# [WHAT IS EXPECTED]
Reproduce the listing below word for word, with no pictures.

# [SOURCE EXCERPT]
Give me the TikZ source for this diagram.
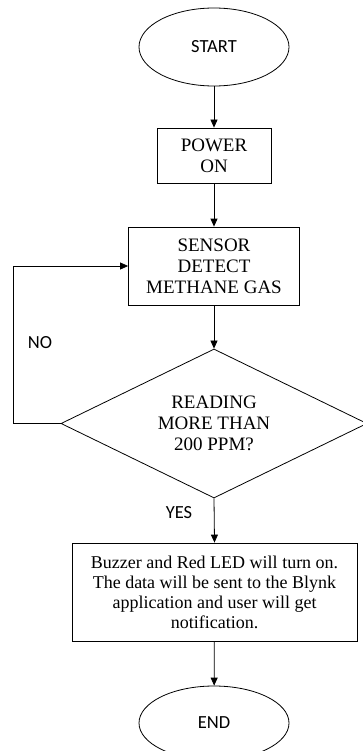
\documentclass[tikz,border=0pt]{standalone}
\usepackage{fontspec}
\setmainfont{Liberation Serif}
\newfontfamily\labelfont{Carlito}
\usetikzlibrary{shapes.geometric,arrows.meta}
\tikzset{every path/.style={black,line width=0.8pt},
  terminal/.style={draw,ellipse,inner sep=0pt,minimum width=150pt,minimum height=78pt,font=\labelfont\fontsize{18.5}{21}\selectfont},
  procbox/.style={draw,rectangle,inner sep=0pt,align=center,font=\fontsize{19}{21}\selectfont},
  decision/.style={draw,diamond,aspect=2.05,inner sep=0pt,minimum width=306pt,minimum height=149pt,align=center,font=\fontsize{19}{21}\selectfont},
  flow/.style={-{Triangle[length=8pt,width=7pt]}},
  branch/.style={font=\labelfont\fontsize{18.5}{21}\selectfont}}

\begin{document}
\begin{tikzpicture}[x=1pt,y=-1pt]
   \useasboundingbox (0,0) rectangle (363,751);
   \node[terminal] (start) at (214,47) {START};
   \node[procbox,minimum width=114pt,minimum height=55pt] (power) at (214,155.5) {POWER\\ON};
   \node[procbox,minimum width=171pt,minimum height=78pt] (sensor) at (214,266) {SENSOR\\DETECT\\METHANE GAS};
   \node[decision] (reading) at (214,423.5) {READING\\MORE THAN\\200 PPM?};
   \node[procbox,minimum width=285pt,minimum height=98pt,font=\fontsize{18}{20}\selectfont] (alert) at (214.5,592)
      {Buzzer and Red LED will turn on.\\The data will be sent to the Blynk\\application and user will get\\notification.};
   \node[terminal,minimum height=74pt] (end) at (214,723) {END};
   \node[branch] (no) at (40,343) {NO};
   \node[branch] (yes) at (179,513) {YES};
   \draw[flow] (start) -- (power);
   \draw[flow] (power) -- (sensor);
   \draw[flow] (sensor) -- (reading);
   \draw[flow] (reading.west) -- ++(-47,0) |- (sensor.west);
   \draw[flow] (reading.south) -- (alert.north);
   \draw[flow] (alert) -- (end);
  \end{tikzpicture}
\end{document}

# [EXPECTED ANSWER]
Give me the TikZ source for this diagram.
\documentclass[tikz,border=0pt]{standalone}
\usepackage{fontspec}
\setmainfont{Liberation Serif}
\newfontfamily\labelfont{Carlito}
\usetikzlibrary{shapes.geometric,arrows.meta}
\tikzset{every path/.style={black,line width=0.8pt},
  terminal/.style={draw,ellipse,inner sep=0pt,minimum width=150pt,minimum height=78pt,font=\labelfont\fontsize{18.5}{21}\selectfont},
  procbox/.style={draw,rectangle,inner sep=0pt,align=center,font=\fontsize{19}{21}\selectfont},
  decision/.style={draw,diamond,aspect=2.05,inner sep=0pt,minimum width=306pt,minimum height=149pt,align=center,font=\fontsize{19}{21}\selectfont},
  flow/.style={-{Triangle[length=8pt,width=7pt]}},
  branch/.style={font=\labelfont\fontsize{18.5}{21}\selectfont}}

\begin{document}
\begin{tikzpicture}[x=1pt,y=-1pt]
   \useasboundingbox (0,0) rectangle (363,751);
   \node[terminal] (start) at (214,47) {START};
   \node[procbox,minimum width=114pt,minimum height=55pt] (power) at (214,155.5) {POWER\\ON};
   \node[procbox,minimum width=171pt,minimum height=78pt] (sensor) at (214,266) {SENSOR\\DETECT\\METHANE GAS};
   \node[decision] (reading) at (214,423.5) {READING\\MORE THAN\\200 PPM?};
   \node[procbox,minimum width=285pt,minimum height=98pt,font=\fontsize{18}{20}\selectfont] (alert) at (214.5,592)
      {Buzzer and Red LED will turn on.\\The data will be sent to the Blynk\\application and user will get\\notification.};
   \node[terminal,minimum height=74pt] (end) at (214,723) {END};
   \node[branch] (no) at (40,343) {NO};
   \node[branch] (yes) at (179,513) {YES};
   \draw[flow] (start) -- (power);
   \draw[flow] (power) -- (sensor);
   \draw[flow] (sensor) -- (reading);
   \draw[flow] (reading.west) -- ++(-47,0) |- (sensor.west);
   \draw[flow] (reading.south) -- (alert.north);
   \draw[flow] (alert) -- (end);
  \end{tikzpicture}
\end{document}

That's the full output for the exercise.